PD: The problem we have right now is that we have a $100 billion backlog to bring it up to a state of good repair. That’s important for a couple of reasons. You would get more people to use transit if they knew they could get there safely and reliably. We need to take existing transit and make it better and more reliable, and build out transit to get people out of their single-occupancy vehicles. And then of course, we need higher speed, if not high-speed, rail.
You talk about supporting greener infrastructure that helps to reduce carbon pollution, and is more resilient and better equipped to handle the impacts of climate change. Sounds a lot like the Green New Deal; do you find any synergy there?

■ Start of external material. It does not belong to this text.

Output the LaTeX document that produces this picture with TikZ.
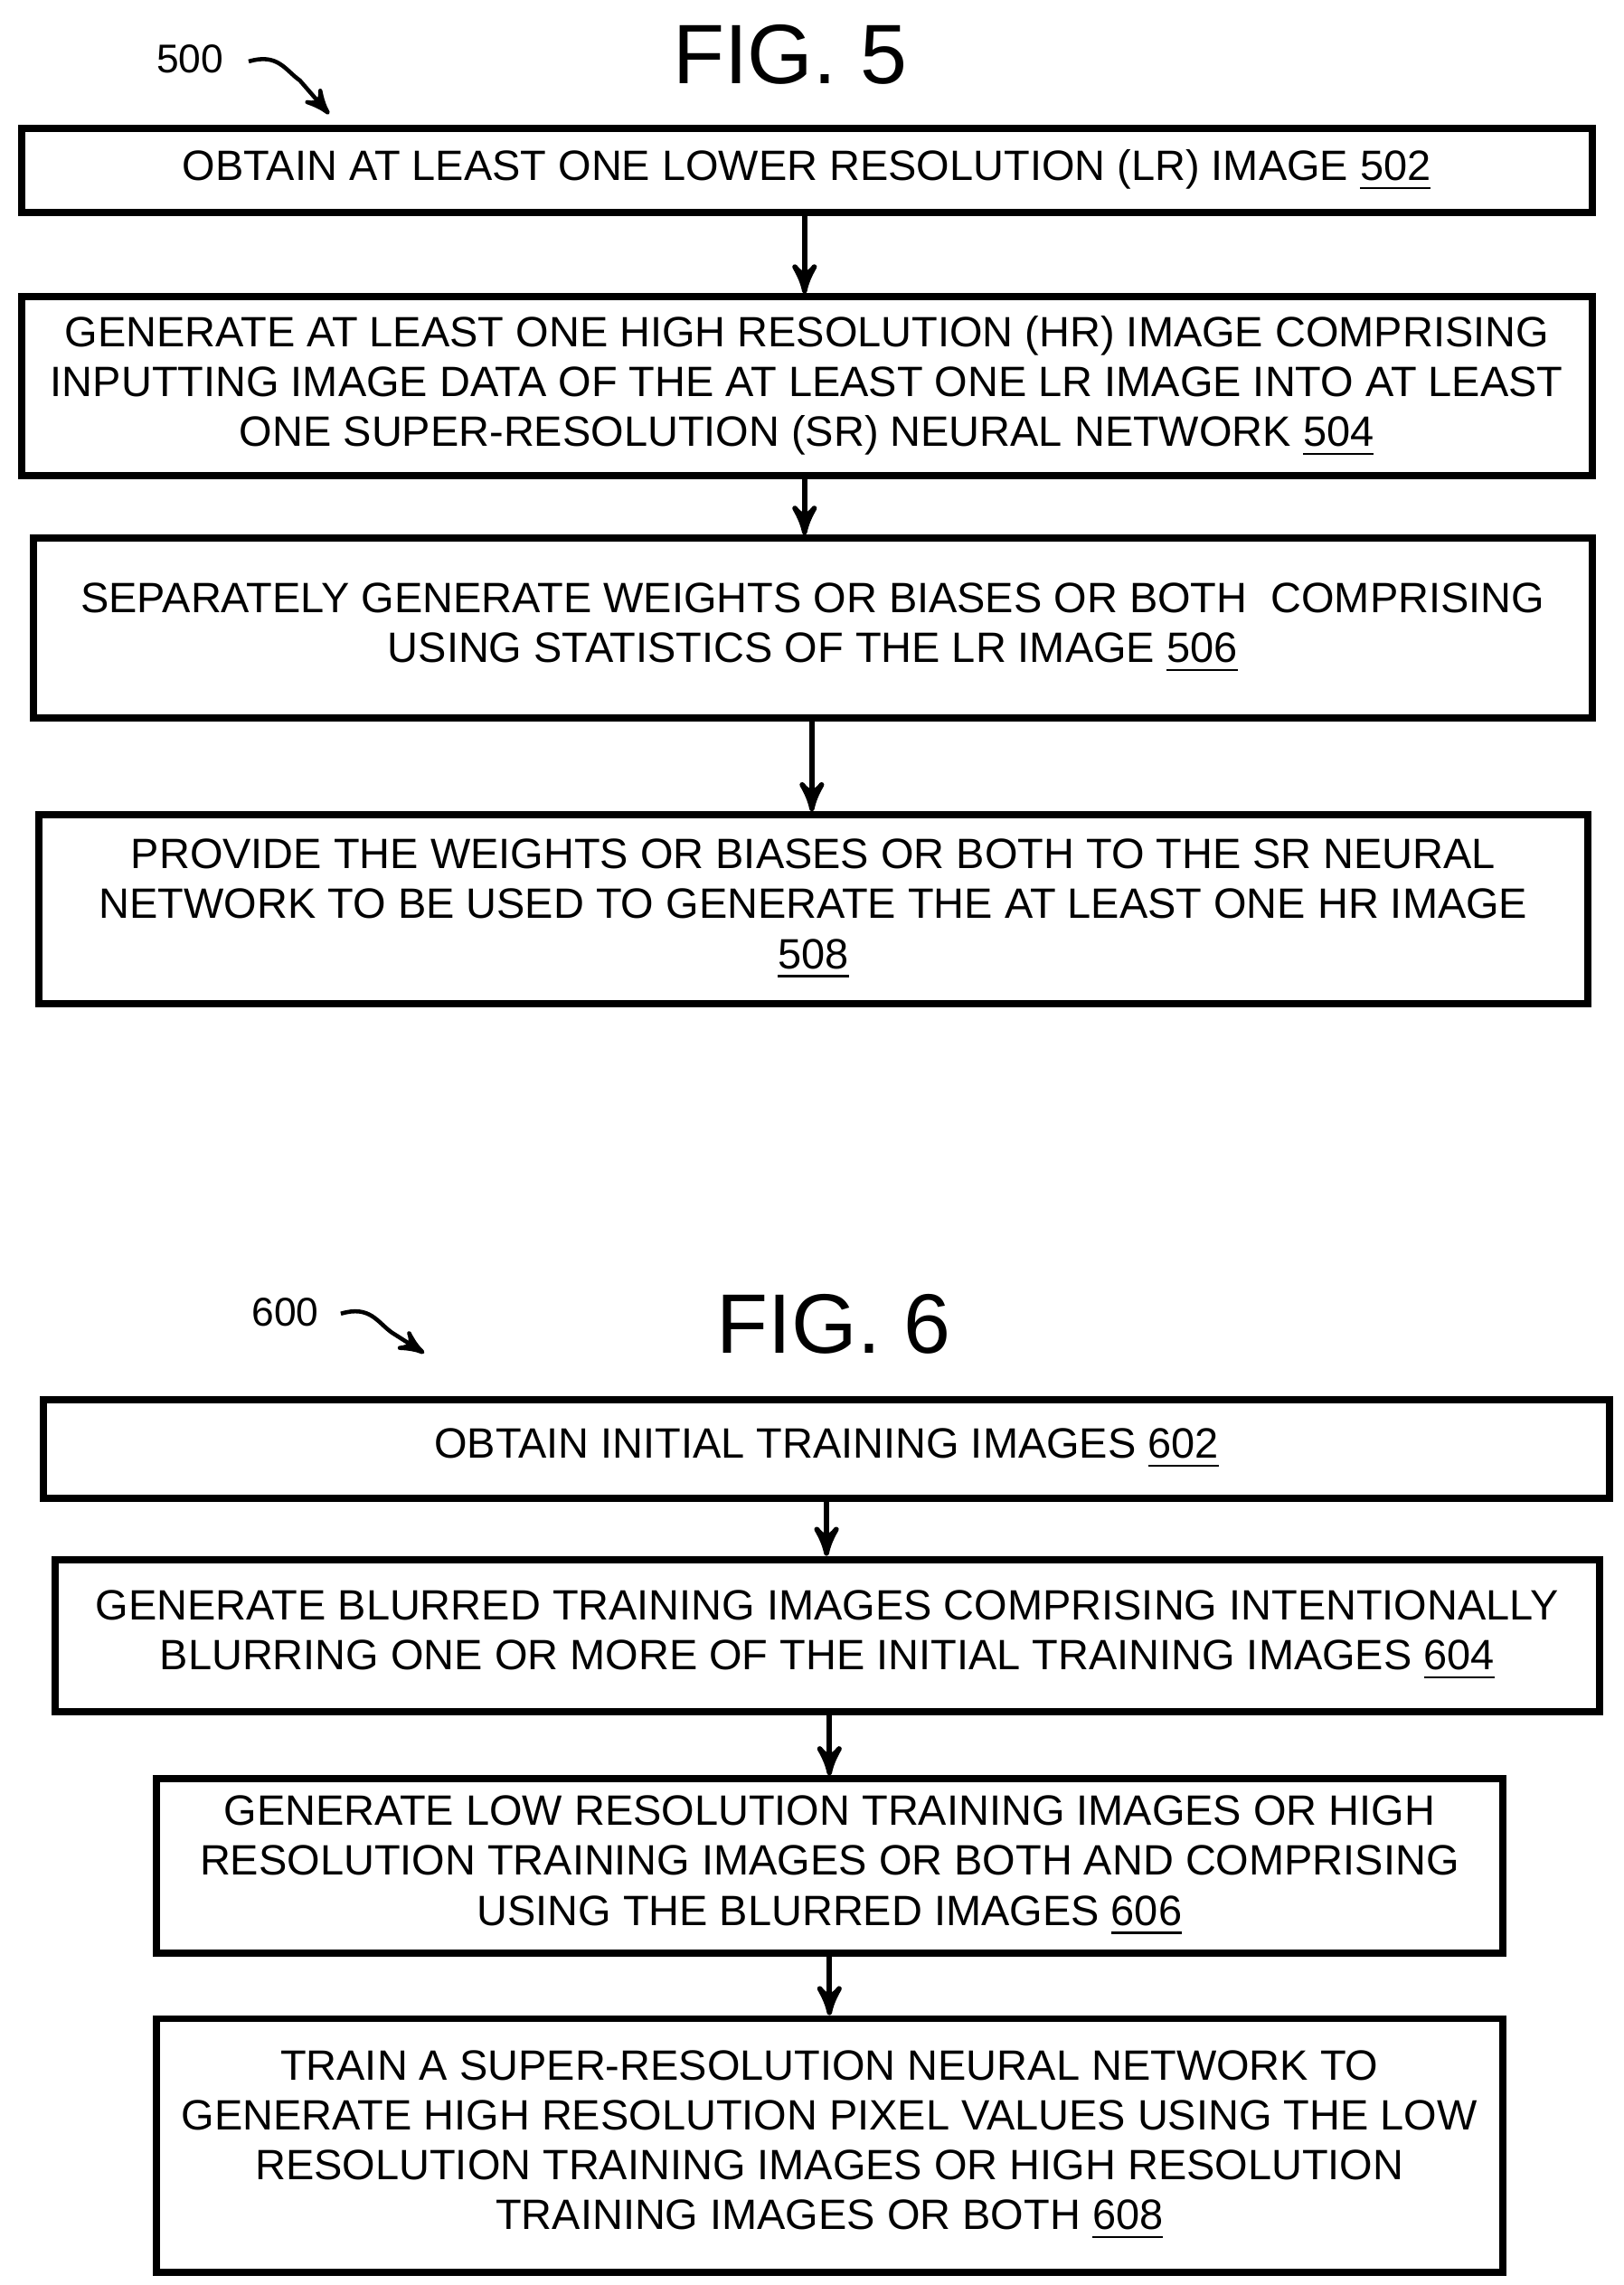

PD: It’s a vision, there’s no legislation introduced. The things I’m talking about in transportation would fit into that vision. But the vision goes beyond transportation.
Finally, have you made any movement getting a rules change to allow six-packs on the House floor?
PD: Well, you know, the British have bars in Parliament, it might help things around here. I heard the Republicans have wine in their cloakroom, we have nothing. At least a kegerator would be good.
This interview has been lightly edited for clarity and length.